Comment 1D Touch invente le streaming équitable

par rédaction Tsugi

Extrait du numéro 93 de Tsugi (juin 2016)

À côté des colosses Spotify, Deezer ou Apple Music, un petit acteur ambitieux tente de remettre l’artiste au coeur des préoccupations de la planète streaming. 

Au cours d’un Skype avec Cédric Claquin, directeur général adjoint et cofondateur d’1D Touch, on s’étonne que personne dans le milieu de la musique ou presque n’ait vent de l’existence de son projet. « Je suis consultant en communication à côté, et je sais que nous sommes très mauvais en communication, mais c’est délibéré : le concept devait d’abord faire ses preuves. » Une prudence qui s’explique par la longue expérience de cet homme de 44 ans dans le milieu de la musique indépendante. À l’origine du label Aïlissam (Massilia à l’envers, ndr) en 1997, il a cofondé en 2003 CD1D, plateforme de distribution musicale des petits indépendants. « En 2010, on a vu arriver les premiers relevés de nos revenus sur Deezer, un million d’écoutes étaient alors rémunérées 700 euros. 0,0007 euros pour une écoute ! Il fallait créer une alternative. » 

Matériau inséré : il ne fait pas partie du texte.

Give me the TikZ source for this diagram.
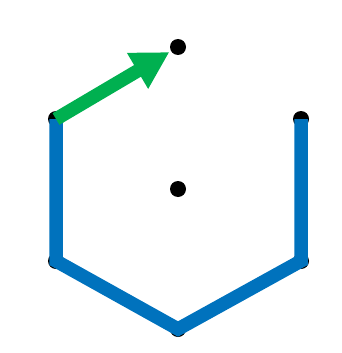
\documentclass[tikz,border=0pt]{standalone}
\usepackage{tikz}
\usetikzlibrary{arrows.meta}

\definecolor{hexblue}{RGB}{0,114,189}
\definecolor{hexgreen}{RGB}{0,176,80}

\tikzset{
  vdot/.style={circle, fill=black, inner sep=0pt, minimum size=16pt},
  hexedge/.style={hexblue, line width=13.5pt},
  hexarrow/.style={hexgreen, line width=13.5pt, shorten >=10pt,
    -{Triangle[length=37pt, width=39pt]}}
}

\begin{document}
\begin{tikzpicture}[x=1pt, y=-1pt]
\useasboundingbox (0,0) rectangle (341,353);

%--- VERTICES AND CENTRE ---
\node[vdot] (top) at (178, 47) {};
\node[vdot] (ul)  at (56, 119) {};
\node[vdot] (ur)  at (301, 119) {};
\node[vdot] (ll)  at (56, 261) {};
\node[vdot] (lr)  at (301, 261) {};
\node[vdot] (bot) at (178, 329) {};
\node[vdot] (c)   at (178, 189) {};

%--- BLUE PATH ---
\draw[hexedge] (ul.center) -- (ll.center) -- (bot.center) -- (lr.center) -- (ur.center);

%--- GREEN ARROW ---
\draw[hexarrow] (ul.center) -- (top.center);

\end{tikzpicture}
\end{document}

En 2012 est lancée l’association 1D Lab, transformée en coopérative en 2014 et créatrice d’1D Touch, la plateforme de streaming équitable, en 2013. « On n’entend pas remplacer Spotify ou Deezer, on connaît nos limites, mais on veut que pour les petits labels et artistes, 1D Touch constitue un revenu complémentaire qui compte. Qui est prêt aujourd’hui à payer pour écouter des inconnus en streaming ? Sûrement pas les utilisateurs, c’est pour ça qu’on a imaginé un système B to B to C (Business to business to consumer, ndr). » Plutôt que de vendre son service aux consommateurs, 1D Touch vend des abonnements (2000 euros les 1000 abonnements) à des collectivités territoriales, SMAC (Scène de Musiques Actuelles) ou bibliothèques, qui les offrent comme des plus produits attractifs à leurs usagers dans le cadre de leurs cartes de fidélité, souscriptions à l’année, etc. Ces clients – les bibliothèques constituant jusqu’ici 80 % des convaincus – peuvent par ailleurs éditorialiser la plateforme à l’envie. L’utilisateur qui se connecte grâce à un abonnement via sa bibliothèque locale tombe en première page sur une « capsule », des mises en avant proposées par la bibliothèque en question, playlist d’artistes locaux, etc. Aujourd’hui, un utilisateur ne peut d’ailleurs pas utiliser 1D Touch sans passer par une structure locale, un « défaut » qui assure que chaque stream est payé et rémunérateur pour le musicien.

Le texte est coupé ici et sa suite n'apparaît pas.